Provided material
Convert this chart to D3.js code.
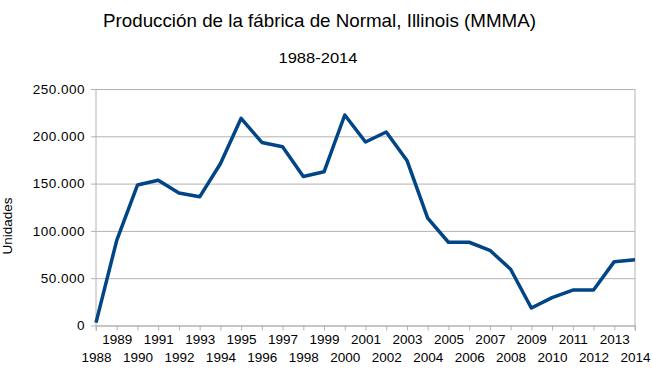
<!DOCTYPE html>
<html>
<head>
<meta charset="utf-8">
<script src="https://cdn.jsdelivr.net/npm/d3@7"></script>
<style>
  body { margin: 0; background: #fff; }
  text { font-family: "Liberation Sans", Arial, sans-serif; fill: #000; }
</style>
</head>
<body>
<script>
// Producción anual, Normal (Illinois)

let years = [1988, 1989, 1990, 1991, 1992, 1993, 1994, 1995, 1996, 1997, 1998, 1999, 2000,
  2001, 2002, 2003, 2004, 2005, 2006, 2007, 2008, 2009, 2010, 2011, 2012, 2013, 2014]
let units = [3000, 90000, 148500, 153500, 140000, 136000, 171000, 219000, 193500, 189000, 157500, 162500, 222500,
  194000, 204500, 174500, 113500, 88000, 88000, 79500, 59500, 18500, 29500, 37500, 37500, 67500, 69500]
let yTicks = [0, 50000, 100000, 150000, 200000, 250000]

let W = 652
let H = 375
let mLeft = 96, mRight = 635, mTop = 89, mBottom = 325.5

let svg = d3.select('body').append('svg')
  .attr('width', W)
  .attr('height', H)

let x = d3.scaleLinear().domain([1988, 2014]).range([mLeft, mRight])
let y = d3.scaleLinear().domain([0, 250000]).range([mBottom, mTop])

let fmt = function (v) { return d3.format(',')(v).replace(/,/g, '.') }

// rejilla y eje Y
let yAxis = d3.axisLeft(y).tickValues(yTicks).tickSize(0).tickPadding(11).tickFormat(fmt)
let gy = svg.append('g').attr('transform', 'translate(' + mLeft + ',0)').call(yAxis)
gy.select('.domain').remove()
gy.selectAll('.tick line')
  .attr('x1', -5)
  .attr('x2', mRight - mLeft)
  .attr('stroke', '#b3b3b3')
gy.selectAll('text').attr('font-size', '13.5px').attr('letter-spacing', '0.5px')

// bordes
svg.append('line').attr('x1', mLeft).attr('x2', mLeft).attr('y1', mTop).attr('y2', mBottom + 5).attr('stroke', '#b3b3b3')
svg.append('line').attr('x1', mRight).attr('x2', mRight).attr('y1', mTop).attr('y2', mBottom + 5).attr('stroke', '#b3b3b3')

// eje X
let xAxis = d3.axisBottom(x).tickValues(years).tickSize(5).tickFormat(d3.format('d'))
let gx = svg.append('g').attr('transform', 'translate(0,' + mBottom + ')').call(xAxis)
gx.select('.domain').attr('stroke', '#b3b3b3')
gx.selectAll('line').attr('stroke', '#b3b3b3')
gx.selectAll('text')
  .attr('font-size', '13.5px')
  .attr('y', function (d) { return d % 2 === 1 ? 14 : 32 })
  .attr('dy', '0.36em')

// línea de datos
let line = d3.line()
  .x(function (d, i) { return x(years[i]) })
  .y(function (d) { return y(d) })
svg.append('path')
  .datum(units)
  .attr('d', line)
  .attr('fill', 'none')
  .attr('stroke', '#004586')
  .attr('stroke-width', 3.5)
  .attr('stroke-linejoin', 'round')

// títulos
svg.append('text').attr('x', 319.5).attr('y', 27).attr('text-anchor', 'middle')
  .attr('font-size', '19px').attr('textLength', 433).attr('lengthAdjust', 'spacingAndGlyphs')
  .text('Producción de la fábrica de Normal, Illinois (MMMA)')
svg.append('text').attr('x', 318).attr('y', 63).attr('text-anchor', 'middle')
  .attr('font-size', '15px').attr('textLength', 79).attr('lengthAdjust', 'spacingAndGlyphs')
  .text('1988-2014')
svg.append('text').attr('transform', 'translate(11.5,226) rotate(-90)').attr('text-anchor', 'middle')
  .attr('font-size', '13.5px').text('Unidades')
</script>
</body>
</html>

Set task
Set the lines above down again, word for word, from the first through the one containing "let fmt = function"; pictures excluded.

Exercise response
Convert this chart to D3.js code.
<!DOCTYPE html>
<html>
<head>
<meta charset="utf-8">
<script src="https://cdn.jsdelivr.net/npm/d3@7"></script>
<style>
  body { margin: 0; background: #fff; }
  text { font-family: "Liberation Sans", Arial, sans-serif; fill: #000; }
</style>
</head>
<body>
<script>
// Producción anual, Normal (Illinois)

let years = [1988, 1989, 1990, 1991, 1992, 1993, 1994, 1995, 1996, 1997, 1998, 1999, 2000,
  2001, 2002, 2003, 2004, 2005, 2006, 2007, 2008, 2009, 2010, 2011, 2012, 2013, 2014]
let units = [3000, 90000, 148500, 153500, 140000, 136000, 171000, 219000, 193500, 189000, 157500, 162500, 222500,
  194000, 204500, 174500, 113500, 88000, 88000, 79500, 59500, 18500, 29500, 37500, 37500, 67500, 69500]
let yTicks = [0, 50000, 100000, 150000, 200000, 250000]

let W = 652
let H = 375
let mLeft = 96, mRight = 635, mTop = 89, mBottom = 325.5

let svg = d3.select('body').append('svg')
  .attr('width', W)
  .attr('height', H)

let x = d3.scaleLinear().domain([1988, 2014]).range([mLeft, mRight])
let y = d3.scaleLinear().domain([0, 250000]).range([mBottom, mTop])

let fmt = function (v) { return d3.format(',')(v).replace(/,/g, '.') }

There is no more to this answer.